** What is needed **
Reproduce, character for character, the lines below from the first through the one with "is not on</div>". Leave pictures out.

>>>>

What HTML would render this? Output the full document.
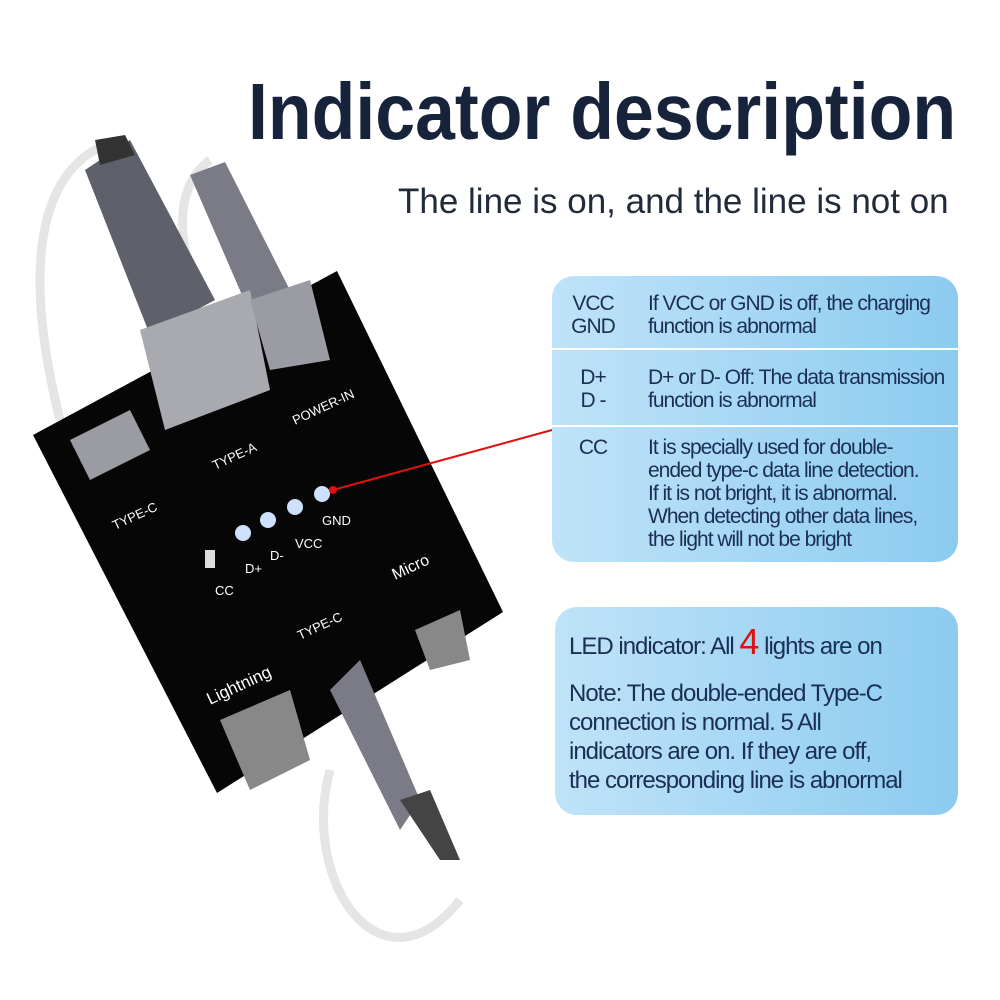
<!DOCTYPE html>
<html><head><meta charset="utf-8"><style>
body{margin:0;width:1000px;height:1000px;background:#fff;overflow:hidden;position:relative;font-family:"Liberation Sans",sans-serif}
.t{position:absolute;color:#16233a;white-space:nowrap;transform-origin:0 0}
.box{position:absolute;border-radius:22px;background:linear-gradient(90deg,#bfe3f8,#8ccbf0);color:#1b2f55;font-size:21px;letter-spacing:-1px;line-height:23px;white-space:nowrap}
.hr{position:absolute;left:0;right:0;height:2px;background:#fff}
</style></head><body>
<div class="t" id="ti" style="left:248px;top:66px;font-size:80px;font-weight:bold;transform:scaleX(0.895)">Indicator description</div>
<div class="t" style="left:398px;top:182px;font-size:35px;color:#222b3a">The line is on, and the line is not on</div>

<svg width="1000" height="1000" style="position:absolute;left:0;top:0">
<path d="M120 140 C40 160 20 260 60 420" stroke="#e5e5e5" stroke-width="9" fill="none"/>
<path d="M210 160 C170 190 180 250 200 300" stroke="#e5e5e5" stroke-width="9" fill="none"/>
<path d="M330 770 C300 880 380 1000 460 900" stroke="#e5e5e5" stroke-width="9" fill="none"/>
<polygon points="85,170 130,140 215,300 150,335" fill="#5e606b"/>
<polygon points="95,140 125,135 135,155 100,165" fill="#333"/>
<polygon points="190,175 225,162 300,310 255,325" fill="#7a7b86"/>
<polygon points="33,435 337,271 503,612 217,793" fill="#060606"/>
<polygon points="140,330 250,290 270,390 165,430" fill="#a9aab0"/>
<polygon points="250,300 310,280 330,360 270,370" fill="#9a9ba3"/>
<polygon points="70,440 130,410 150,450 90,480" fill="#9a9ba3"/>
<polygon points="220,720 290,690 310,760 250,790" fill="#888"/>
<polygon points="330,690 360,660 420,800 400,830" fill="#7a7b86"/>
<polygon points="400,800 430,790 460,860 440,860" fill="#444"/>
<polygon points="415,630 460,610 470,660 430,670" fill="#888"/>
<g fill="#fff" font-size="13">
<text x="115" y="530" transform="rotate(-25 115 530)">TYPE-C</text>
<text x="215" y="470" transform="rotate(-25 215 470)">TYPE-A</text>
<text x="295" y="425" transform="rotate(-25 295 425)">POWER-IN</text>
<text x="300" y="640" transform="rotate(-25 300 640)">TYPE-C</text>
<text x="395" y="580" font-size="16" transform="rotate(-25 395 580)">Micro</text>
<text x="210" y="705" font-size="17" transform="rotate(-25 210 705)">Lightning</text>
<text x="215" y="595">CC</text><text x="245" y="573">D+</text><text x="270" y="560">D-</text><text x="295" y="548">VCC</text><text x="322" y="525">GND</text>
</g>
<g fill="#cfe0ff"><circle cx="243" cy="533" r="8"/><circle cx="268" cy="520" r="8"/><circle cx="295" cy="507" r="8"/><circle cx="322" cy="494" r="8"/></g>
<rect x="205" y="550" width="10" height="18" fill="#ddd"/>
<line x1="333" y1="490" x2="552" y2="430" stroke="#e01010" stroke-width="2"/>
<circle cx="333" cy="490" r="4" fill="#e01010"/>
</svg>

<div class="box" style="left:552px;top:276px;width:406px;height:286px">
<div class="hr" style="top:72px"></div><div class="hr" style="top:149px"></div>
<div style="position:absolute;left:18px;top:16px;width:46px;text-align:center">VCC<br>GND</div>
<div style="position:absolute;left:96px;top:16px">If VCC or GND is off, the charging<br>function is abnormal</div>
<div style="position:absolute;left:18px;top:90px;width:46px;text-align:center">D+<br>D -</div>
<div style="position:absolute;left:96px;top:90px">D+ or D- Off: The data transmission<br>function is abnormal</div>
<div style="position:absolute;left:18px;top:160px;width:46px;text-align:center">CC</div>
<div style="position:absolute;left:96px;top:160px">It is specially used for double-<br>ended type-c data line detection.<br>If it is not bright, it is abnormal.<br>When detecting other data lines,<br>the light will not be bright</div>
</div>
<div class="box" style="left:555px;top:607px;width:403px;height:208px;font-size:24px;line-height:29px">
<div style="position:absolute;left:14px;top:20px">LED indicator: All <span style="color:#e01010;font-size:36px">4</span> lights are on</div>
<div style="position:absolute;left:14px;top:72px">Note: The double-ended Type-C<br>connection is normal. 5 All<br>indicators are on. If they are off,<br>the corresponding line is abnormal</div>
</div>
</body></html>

<<<<

** Response to this exercise **
What HTML would render this? Output the full document.
<!DOCTYPE html>
<html><head><meta charset="utf-8"><style>
body{margin:0;width:1000px;height:1000px;background:#fff;overflow:hidden;position:relative;font-family:"Liberation Sans",sans-serif}
.t{position:absolute;color:#16233a;white-space:nowrap;transform-origin:0 0}
.box{position:absolute;border-radius:22px;background:linear-gradient(90deg,#bfe3f8,#8ccbf0);color:#1b2f55;font-size:21px;letter-spacing:-1px;line-height:23px;white-space:nowrap}
.hr{position:absolute;left:0;right:0;height:2px;background:#fff}
</style></head><body>
<div class="t" id="ti" style="left:248px;top:66px;font-size:80px;font-weight:bold;transform:scaleX(0.895)">Indicator description</div>
<div class="t" style="left:398px;top:182px;font-size:35px;color:#222b3a">The line is on, and the line is not on</div>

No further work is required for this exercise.